Plotting code records:
☆ ☆ ☆ ☆ ☆ ☆ ☆

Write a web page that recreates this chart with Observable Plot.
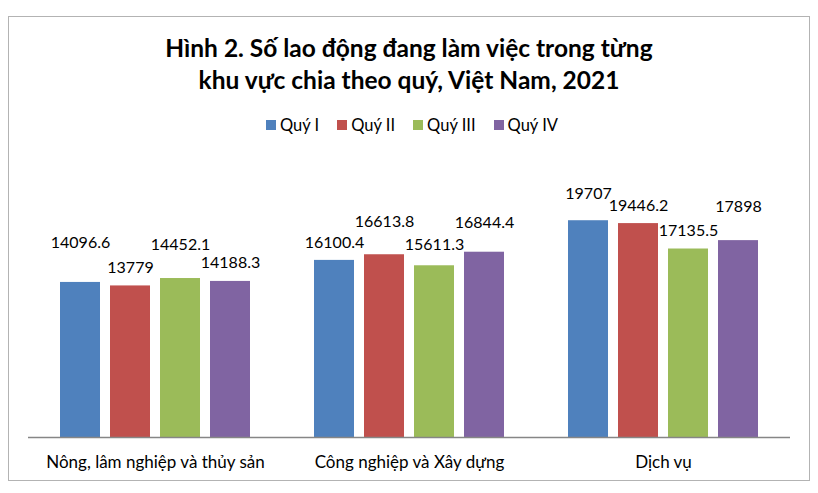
<!DOCTYPE html>
<html>
<head>
<meta charset="utf-8">
<script src="https://cdn.jsdelivr.net/npm/d3@7"></script>
<script src="https://cdn.jsdelivr.net/npm/@observablehq/plot@0.6"></script>
<style>
  html, body { margin: 0; padding: 0; background: #fff; }
  #wrap { position: relative; width: 818px; height: 493px; overflow: hidden; font-family: Lato, "Open Sans", sans-serif; }
  #frame { position: absolute; left: 8px; top: 16px; width: 802px; height: 465px; border: 1px solid #b3b3b3; box-sizing: border-box; }
  #title { position: absolute; left: 0; width: 818px; top: 32px; text-align: center; font-weight: bold; font-size: 24.5px; line-height: 32px; color: #000; }
  #legend { position: absolute; left: 3px; width: 818px; top: 115px; display: flex; justify-content: center; align-items: center; font-size: 16.5px; color: #000; }
  .item { display: flex; align-items: center; margin: 0 9px; }
  .sw { width: 10px; height: 10px; margin-right: 4px; }
  #chart { position: absolute; left: 0; top: 0; }
</style>
</head>
<body>
<div id="wrap">
  <div id="frame"></div>
  <div id="title">Hình 2. Số lao động đang làm việc trong từng<br>khu vực chia theo quý, Việt Nam, 2021</div>
  <div id="legend"></div>
  <div id="chart"></div>
</div>
<script>
const categories = ["Nông, lâm nghiệp và thủy sản", "Công nghiệp và Xây dựng", "Dịch vụ"];
const quarters = ["Quý I", "Quý II", "Quý III", "Quý IV"];
const quyI = [14096.6, 16100.4, 19707];
const quyII = [13779, 16613.8, 19446.2];
const quyIII = [14452.1, 15611.3, 17135.5];
const quyIV = [14188.3, 16844.4, 17898];
const colors = ["#4F81BD", "#C0504D", "#9BBB59", "#8064A2"];
// label lift above bar top (px), per category then quarter, as placed in the reference
const labelLift = [[40, 18, 34, 19], [18, 33, 21, 29], [27, 18, 18, 34]];

const series = [quyI, quyII, quyIII, quyIV];
const data = [];
categories.forEach((c, i) => {
  quarters.forEach((q, j) => {
    data.push({category: c, quarter: q, value: series[j][i], lift: labelLift[i][j]});
  });
});

const legend = document.getElementById("legend");
quarters.forEach((q, j) => {
  const it = document.createElement("div");
  it.className = "item";
  const sw = document.createElement("div");
  sw.className = "sw";
  sw.style.background = colors[j];
  const t = document.createElement("span");
  t.textContent = q;
  it.appendChild(sw);
  it.appendChild(t);
  legend.appendChild(it);
});

const labelMarks = data.map(d =>
  Plot.text([d], { fx: "category", x: "quarter", y: "value", text: d => String(d.value), dy: -d.lift, fontSize: 16, fill: "#000" })
);

const plot = Plot.plot({
  width: 818,
  height: 493,
  marginTop: 162,
  marginBottom: 56,
  marginLeft: 28,
  marginRight: 28,
  style: { fontFamily: "Lato, 'Open Sans', sans-serif", background: "transparent", fontSize: "17px" },
  fx: { domain: categories, padding: 0, label: null, axis: "bottom", tickSize: 0, tickPadding: 18 },
  x: { domain: quarters, paddingInner: 0.2, paddingOuter: 0.6, axis: null },
  y: { domain: [0, 25000], axis: null },
  color: { domain: quarters, range: colors },
  marks: [
    Plot.barY(data, { fx: "category", x: "quarter", y: "value", fill: "quarter" }),
    ...labelMarks,
    Plot.ruleY([0], { stroke: "#868686", strokeWidth: 1.5 })
  ]
});
document.getElementById("chart").appendChild(plot);
</script>
</body>
</html>
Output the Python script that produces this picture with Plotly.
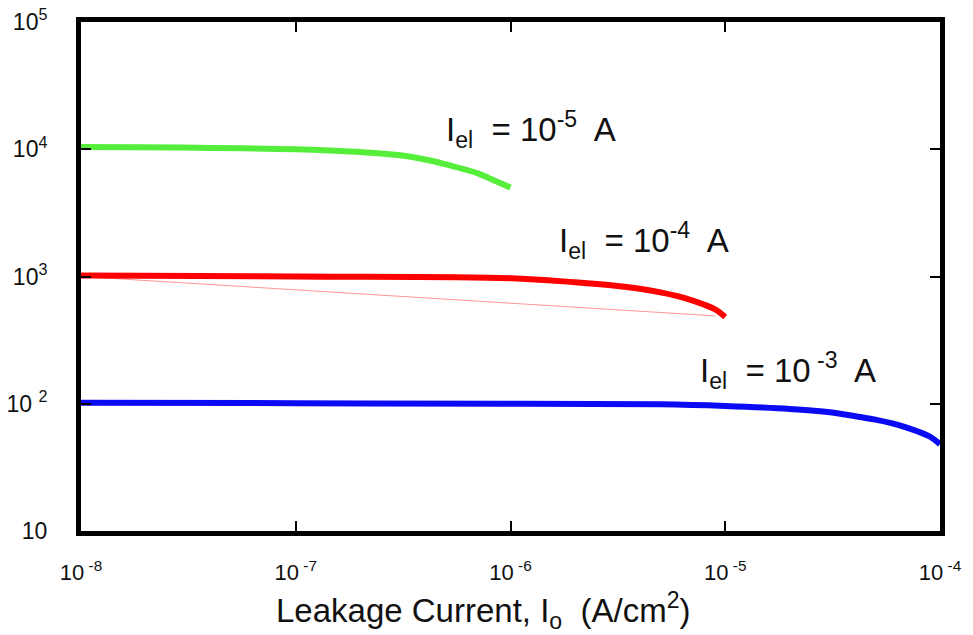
import plotly.graph_objects as go
import math

# Leakage current I_o (A/cm^2) vs. response for three electrode currents
green_x = [1e-8, 3e-8, 1e-7, 2e-7, 3e-7, 4e-7, 5e-7, 6e-7, 7e-7, 8e-7, 9e-7, 1e-6]
green_y = [1.04e4, 1.03e4, 1.0e4, 9.5e3, 9.0e3, 8.3e3, 7.6e3, 7.0e3, 6.5e3, 5.9e3, 5.4e3, 5.0e3]

red_x = [1e-8, 1e-7, 1e-6, 2e-6, 3e-6, 4e-6, 5e-6, 6e-6, 7e-6, 8e-6, 9e-6, 1e-5]
red_y = [1020, 1000, 970, 900, 850, 800, 750, 700, 650, 600, 550, 480]

red_thin_x = [1e-8, 9e-6]
red_thin_y = [1000, 490]

blue_x = [1e-8, 1e-7, 1e-6, 5e-6, 1e-5, 2e-5, 3e-5, 4e-5, 5e-5, 6e-5, 7e-5, 8e-5, 9e-5, 1e-4]
blue_y = [102, 101, 100, 99, 96, 91, 86, 80, 75, 70, 65, 60, 55, 48]

x_tickvals = [1e-8, 1e-7, 1e-6, 1e-5, 1e-4]
x_ticktext = ["10<sup> -8</sup>", "10<sup> -7</sup>", "10<sup> -6</sup>", "10<sup> -5</sup>", "10<sup> -4</sup>"]
y_tickvals = [10, 1e2, 1e3, 1e4, 1e5]
y_ticktext = ["10", "10 <sup>2</sup>", "10<sup>3</sup>", "10<sup>4</sup>", "10<sup>5</sup>"]

labels = ["I<sub>el</sub>  = 10<sup>-5</sup>  A",
          "I<sub>el</sub>  = 10<sup>-4</sup>  A",
          "I<sub>el</sub>  = 10<sup> -3</sup>  A"]
label_x = [4.9e-7, 1.64e-6, 7.5e-6]
label_y = [1.43e4, 1.91e3, 183]

x_title = "Leakage Current, I<sub>o</sub>  (A/cm<sup>2</sup>)"

FONT = "Arial, Liberation Sans, sans-serif"

fig = go.Figure()
fig.add_trace(go.Scatter(x=green_x, y=green_y, mode="lines", line_shape="spline",
                         line=dict(color="#55ee3a", width=6), showlegend=False))
fig.add_trace(go.Scatter(x=red_thin_x, y=red_thin_y, mode="lines",
                         line=dict(color="rgba(255,80,80,0.6)", width=1), showlegend=False))
fig.add_trace(go.Scatter(x=red_x, y=red_y, mode="lines", line_shape="spline",
                         line=dict(color="#ff0000", width=6), showlegend=False))
fig.add_trace(go.Scatter(x=blue_x, y=blue_y, mode="lines", line_shape="spline",
                         line=dict(color="#0a0af5", width=6), showlegend=False))

for txt, lx, ly in zip(labels, label_x, label_y):
    fig.add_annotation(x=math.log10(lx), y=math.log10(ly), xref="x", yref="y",
                       text=txt, showarrow=False, xanchor="left", yanchor="middle",
                       font=dict(family=FONT, size=33, color="#111"))

# x-axis title, placed a little left of the plot centre
fig.add_annotation(x=0.468, y=-0.156, xref="paper", yref="paper",
                   text=x_title, showarrow=False, xanchor="center", yanchor="middle",
                   font=dict(family=FONT, size=33, color="#111"))

fig.update_layout(
    width=973, height=635,
    margin=dict(l=81, r=33, t=22, b=104),
    plot_bgcolor="white", paper_bgcolor="white",
    font=dict(family=FONT, color="#111"),
    xaxis=dict(type="log", range=[-8, -4], tickvals=x_tickvals, ticktext=x_ticktext,
               ticks="inside", ticklen=10, tickwidth=2, tickcolor="black",
               showline=True, linewidth=5, linecolor="black", mirror="ticks",
               showgrid=False, zeroline=False, tickfont=dict(size=22),
               ticklabelstandoff=18, automargin=False),
    yaxis=dict(type="log", range=[1, 5], tickvals=y_tickvals, ticktext=y_ticktext,
               ticks="inside", ticklen=10, tickwidth=2, tickcolor="black",
               showline=True, linewidth=5, linecolor="black", mirror="ticks",
               showgrid=False, zeroline=False, tickfont=dict(size=23),
               ticklabelstandoff=24, automargin=False),
)

fig.write_html("out.html")
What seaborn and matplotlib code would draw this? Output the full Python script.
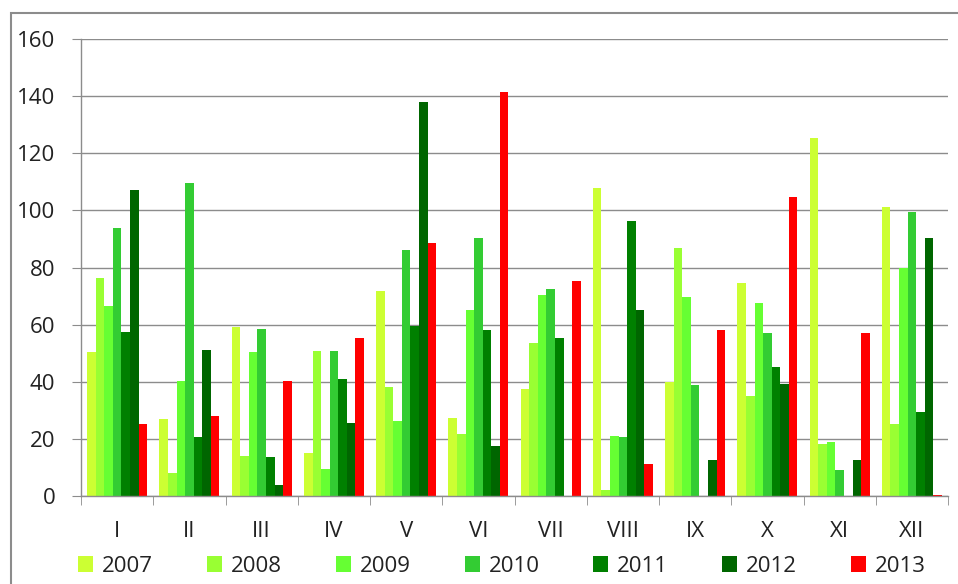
import pandas as pd
import matplotlib
matplotlib.use("Agg")
import matplotlib.pyplot as plt
import seaborn as sns

# monthly values per year
months = ["I", "II", "III", "IV", "V", "VI", "VII", "VIII", "IX", "X", "XI", "XII"]
years = ["2007", "2008", "2009", "2010", "2011", "2012", "2013"]

v2007 = [50.5, 27.0, 59.3, 14.9, 71.8, 27.4, 37.4, 107.8, 40.0, 74.6, 125.3, 101.1]
v2008 = [76.4, 8.1, 14.0, 50.7, 38.3, 21.6, 53.6, 2.2, 86.8, 35.1, 18.1, 25.3]
v2009 = [66.5, 40.4, 50.5, 9.4, 26.1, 65.2, 70.2, 21.1, 69.6, 67.4, 18.9, 79.8]
v2010 = [94.0, 109.5, 58.4, 50.7, 86.3, 90.5, 72.4, 20.6, 38.7, 57.1, 9.0, 99.4]
v2011 = [57.5, 20.7, 13.6, 40.8, 59.6, 58.0, 55.3, 96.2, 0, 45.0, 0, 29.3]
v2012 = [107.3, 51.2, 3.7, 25.6, 138.1, 17.6, 0, 65.2, 12.6, 39.1, 12.6, 90.5]
v2013 = [25.2, 27.9, 40.4, 55.3, 88.5, 141.6, 75.1, 11.2, 58.0, 104.7, 57.1, 0.5]

colors = ["#CCFF33", "#99FF33", "#66FF33", "#33CC33", "#008000", "#006600", "#FF0000"]

series = [v2007, v2008, v2009, v2010, v2011, v2012, v2013]
rows = []
for year, vals in zip(years, series):
    for m, v in zip(months, vals):
        rows.append({"month": m, "year": year, "value": v})
df = pd.DataFrame(rows)

sns.set_style("white")
plt.rcParams["font.family"] = ["Open Sans", "DejaVu Sans"]

fig = plt.figure(figsize=(9.58, 5.84), dpi=100)
ax = fig.add_axes([0.0846, 0.1507, 0.905, 0.7825])

sns.barplot(data=df, x="month", y="value", hue="year", order=months,
            hue_order=years, palette=colors, saturation=1, width=0.83,
            errorbar=None, ax=ax, legend=True, linewidth=0, edgecolor="none")

ax.set_ylim(0, 160)
ax.set_xlim(-0.5, 11.5)
ax.set_yticks(range(0, 161, 20))
ax.yaxis.grid(True, color="#8c8c8c", linewidth=1)
ax.set_axisbelow(True)
ax.set_xlabel("")
ax.set_ylabel("")

for s in ["top", "right"]:
    ax.spines[s].set_visible(False)
for s in ["left", "bottom"]:
    ax.spines[s].set_color("#8c8c8c")
    ax.spines[s].set_linewidth(1)

ax.tick_params(axis="y", length=6.5, color="#8c8c8c", labelsize=16, pad=12,
               left=True, labelcolor="#222222")
ax.set_xticks([i - 0.5 for i in range(13)], minor=True)
ax.tick_params(axis="x", which="major", length=0, labelsize=16, pad=18,
               labelcolor="#222222")
ax.tick_params(axis="x", which="minor", length=6.5, color="#8c8c8c", bottom=True)

handles, labels = ax.get_legend_handles_labels()
ax.get_legend().remove()
fig.legend(handles, labels, loc="lower center", bbox_to_anchor=(0.524, -0.022),
           ncol=7, frameon=False, fontsize=16, handlelength=0.68,
           handleheight=0.68, handletextpad=0.4, columnspacing=2.42,
           labelcolor="#222222")

# outer chart frame
frame = plt.Rectangle((11 / 958, -0.1), 1.2, 1.1 - 13 / 584,
                      transform=fig.transFigure, fill=False,
                      edgecolor="#8c8c8c", linewidth=1.5)
fig.patches.append(frame)

fig.savefig("out.png", dpi=100)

☆ ☆ ☆ ☆ ☆ ☆ ☆

Exercise instructions: The first line to give again is the one with "What seaborn and", and the last is the one with "import seaborn as sns". Repeat them and everything between exactly, minus the pictures.

Result for this task:
What seaborn and matplotlib code would draw this? Output the full Python script.
import pandas as pd
import matplotlib
matplotlib.use("Agg")
import matplotlib.pyplot as plt
import seaborn as sns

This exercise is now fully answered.